Hello, I’m trying to set up clustering (multiple nodes) in order to ensure more resiliency and reliability (replication).
Beyond the clustering docs I have found, I can’t seem to find any step by step guide to setting up multiple nodes.
Thanks
Hello, I’m trying to set up clustering (multiple nodes) in order to ensure more resiliency and reliability (replication).
Beyond the clustering docs I have found, I can’t seem to find any step by step guide to setting up multiple nodes.
Thanks
Hi Nicholas,
Glad to hear that your trying to setup multiple nodes. But to answer your question, It depends if your using Multicast or Mesh?
Multicast Example
All nodes have to have the same multicast IP address and port to form the cluster.
Node 1:
heartbeat {
mode multicast
address 239.1.99.222
port 9918
interval 150
timeout 10
...
Node 2:
heartbeat {
mode multicast
address 239.1.99.222
port 9918
interval 150
timeout 10
...
Node 3:
heartbeat {
mode multicast
address 239.1.99.222
port 9918
interval 150
timeout 10
...
Mesh Example
Set address
to the IP of the local interface intended for intracluster communication. This setting also controls the interface fabric will use.

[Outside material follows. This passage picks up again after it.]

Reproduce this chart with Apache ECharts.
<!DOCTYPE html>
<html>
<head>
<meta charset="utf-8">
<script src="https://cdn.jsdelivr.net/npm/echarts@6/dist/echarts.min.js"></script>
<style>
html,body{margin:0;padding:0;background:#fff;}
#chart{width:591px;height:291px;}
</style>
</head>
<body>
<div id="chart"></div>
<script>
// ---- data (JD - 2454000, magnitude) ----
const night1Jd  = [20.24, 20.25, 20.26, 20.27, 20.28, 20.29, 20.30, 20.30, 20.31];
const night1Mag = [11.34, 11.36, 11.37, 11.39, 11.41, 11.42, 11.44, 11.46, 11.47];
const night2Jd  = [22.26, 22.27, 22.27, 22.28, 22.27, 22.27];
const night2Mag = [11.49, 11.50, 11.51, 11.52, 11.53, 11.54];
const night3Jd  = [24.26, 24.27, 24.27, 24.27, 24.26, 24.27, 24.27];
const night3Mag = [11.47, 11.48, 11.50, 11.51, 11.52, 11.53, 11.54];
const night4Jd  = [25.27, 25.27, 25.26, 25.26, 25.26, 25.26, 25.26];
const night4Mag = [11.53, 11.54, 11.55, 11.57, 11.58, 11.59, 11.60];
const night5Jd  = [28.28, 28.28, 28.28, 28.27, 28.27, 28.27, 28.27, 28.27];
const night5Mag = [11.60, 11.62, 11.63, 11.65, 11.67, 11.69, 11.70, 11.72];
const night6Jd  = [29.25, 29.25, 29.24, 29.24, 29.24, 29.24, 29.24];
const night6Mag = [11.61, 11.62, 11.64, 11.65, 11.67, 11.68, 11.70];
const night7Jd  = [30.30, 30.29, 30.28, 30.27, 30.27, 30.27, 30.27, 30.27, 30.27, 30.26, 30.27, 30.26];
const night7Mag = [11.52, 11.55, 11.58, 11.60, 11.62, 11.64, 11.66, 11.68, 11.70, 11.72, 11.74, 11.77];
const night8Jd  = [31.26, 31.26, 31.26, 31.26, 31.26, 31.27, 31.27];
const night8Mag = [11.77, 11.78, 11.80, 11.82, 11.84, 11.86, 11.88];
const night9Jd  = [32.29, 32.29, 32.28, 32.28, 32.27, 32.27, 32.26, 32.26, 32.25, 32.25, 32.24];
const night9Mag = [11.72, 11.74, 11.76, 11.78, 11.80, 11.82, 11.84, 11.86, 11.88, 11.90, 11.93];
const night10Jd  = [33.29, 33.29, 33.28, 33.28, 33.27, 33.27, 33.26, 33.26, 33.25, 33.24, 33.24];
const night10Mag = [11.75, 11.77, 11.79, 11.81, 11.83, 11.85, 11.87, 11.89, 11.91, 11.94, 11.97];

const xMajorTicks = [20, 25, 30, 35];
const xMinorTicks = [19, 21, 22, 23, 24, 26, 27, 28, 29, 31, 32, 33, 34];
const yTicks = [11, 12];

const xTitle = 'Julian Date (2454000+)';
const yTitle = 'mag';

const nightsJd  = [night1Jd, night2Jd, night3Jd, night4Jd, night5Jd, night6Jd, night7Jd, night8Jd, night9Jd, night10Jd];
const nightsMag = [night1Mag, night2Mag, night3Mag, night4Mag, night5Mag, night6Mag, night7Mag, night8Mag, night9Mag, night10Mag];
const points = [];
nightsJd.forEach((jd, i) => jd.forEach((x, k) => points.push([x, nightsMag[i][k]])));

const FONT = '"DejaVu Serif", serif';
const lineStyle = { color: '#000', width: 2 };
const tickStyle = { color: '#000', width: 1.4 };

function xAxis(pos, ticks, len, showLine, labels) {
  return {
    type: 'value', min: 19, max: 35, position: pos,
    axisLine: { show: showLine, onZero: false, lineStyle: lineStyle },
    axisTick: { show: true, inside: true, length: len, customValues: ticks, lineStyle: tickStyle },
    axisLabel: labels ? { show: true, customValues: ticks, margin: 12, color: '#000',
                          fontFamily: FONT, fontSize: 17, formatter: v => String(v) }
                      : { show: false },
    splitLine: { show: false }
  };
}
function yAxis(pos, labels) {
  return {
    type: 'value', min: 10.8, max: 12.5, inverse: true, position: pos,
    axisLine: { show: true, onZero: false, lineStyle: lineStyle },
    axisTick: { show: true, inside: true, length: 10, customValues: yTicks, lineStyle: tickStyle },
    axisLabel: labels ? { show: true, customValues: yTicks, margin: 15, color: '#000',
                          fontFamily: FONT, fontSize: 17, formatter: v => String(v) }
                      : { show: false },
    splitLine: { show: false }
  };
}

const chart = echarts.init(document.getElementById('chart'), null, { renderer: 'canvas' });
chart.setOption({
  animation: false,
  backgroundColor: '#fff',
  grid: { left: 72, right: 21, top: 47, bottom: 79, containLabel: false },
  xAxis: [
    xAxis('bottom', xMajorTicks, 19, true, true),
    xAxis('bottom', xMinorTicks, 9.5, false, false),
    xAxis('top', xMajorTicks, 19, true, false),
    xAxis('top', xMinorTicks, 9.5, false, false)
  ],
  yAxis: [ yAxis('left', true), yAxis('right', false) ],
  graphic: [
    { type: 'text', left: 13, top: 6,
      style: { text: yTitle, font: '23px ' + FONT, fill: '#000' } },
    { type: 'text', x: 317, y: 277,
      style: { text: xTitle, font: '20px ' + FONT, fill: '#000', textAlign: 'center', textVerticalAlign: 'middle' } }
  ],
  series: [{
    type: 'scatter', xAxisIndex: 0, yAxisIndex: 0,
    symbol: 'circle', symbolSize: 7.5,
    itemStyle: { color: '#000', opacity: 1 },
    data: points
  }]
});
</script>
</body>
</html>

Set mesh-seed-address-port
to be the IP address and heartbeat port of a node in the cluster
Node 1:
heartbeat {
mode mesh
port 3002
address 192.168.1.10
mesh-seed-address-port 192.168.1.10 3002 # OK to have local node
mesh-seed-address-port 192.168.1.11 3002
mesh-seed-address-port 192.168.1.12 3002
interval 150
timeout 10
...
Node 2:
heartbeat {
mode mesh
port 3002
address 192.168.1.11
mesh-seed-address-port 192.168.1.10 3002
mesh-seed-address-port 192.168.1.11 3002
mesh-seed-address-port 192.168.1.12 3002
interval 150
timeout 10
...
Node 3:
heartbeat {
mode mesh
port 3002
address 192.168.1.12
mesh-seed-address-port 192.168.1.10 3002
mesh-seed-address-port 192.168.1.11 3002
mesh-seed-address-port 192.168.1.12 3002
interval 150
timeout 10
…
With the default settings, a node will be aware of another node leaving the cluster within 1.5 seconds (interval 150 * timeout 10 = 1500 ms convert 1.5 seconds).
Clustering: https://www.aerospike.com/docs/architecture/clustering.html#heartbeat
Network Heartbeat Configuration: https://www.aerospike.com/docs/operations/configure/network/heartbeat/#network-heartbeat-configuration
Let me know if that helps!
Ah! Thanks. After reading, a few recommendations and questions (please excuse ahead of time, I haven’t set up clustering before for anything):
Thanks for your help.
For non-cloud environment, multicast is normally the easiest to set up. Since most of our customers run with multicast, it is the most hardened option. That said, it has been some time since I was aware of a stability issue with mesh. Mesh improved significantly since 3.3.26 so at this time I am comfortable recommending either. Also for many cloud environments, short of deploying your own network overlay, mesh is the only option. Our docs haven’t caught up with mesh no longer being treated as a second class citizen.
You can run with 1, 2, or more nodes, depends on your needs.
It is optional, but recommend, to supply your client with a list of all of the host in the cluster. Doing so would mean if the seed node provided to the client were to fail and the client were restarted then it wouldn’t be able to discover the cluster since the single node it bootstraps from is down.
The client takes care of the load balance for you. The cluster create a partition table and shares that information with the client. The client determines which node a write should go to by inspecting the partition table for the node who is master for a given partition and then sends the write to that node. By default the policy is the same for reads, but some of our clients support reading from the replica, aka prole, node. If using the option to read from replicas, the client will read from the master or any replica for a given partition in a round-robin fashion.
Got it. So I just config my client via NewClientWithPolicyAndHost
.
Ok, so I understand now that the client will load balance for me. But you mentioned some detail about the the use of partitions. Are you just elaborating on how the data is replicated across nodes or are you saying I have some additional configuration options to consider? To be clear on my use case, I simply want additional nodes for redundancy (if one goes down, all other nodes have the same full copy of all my data).
I was just elaborating.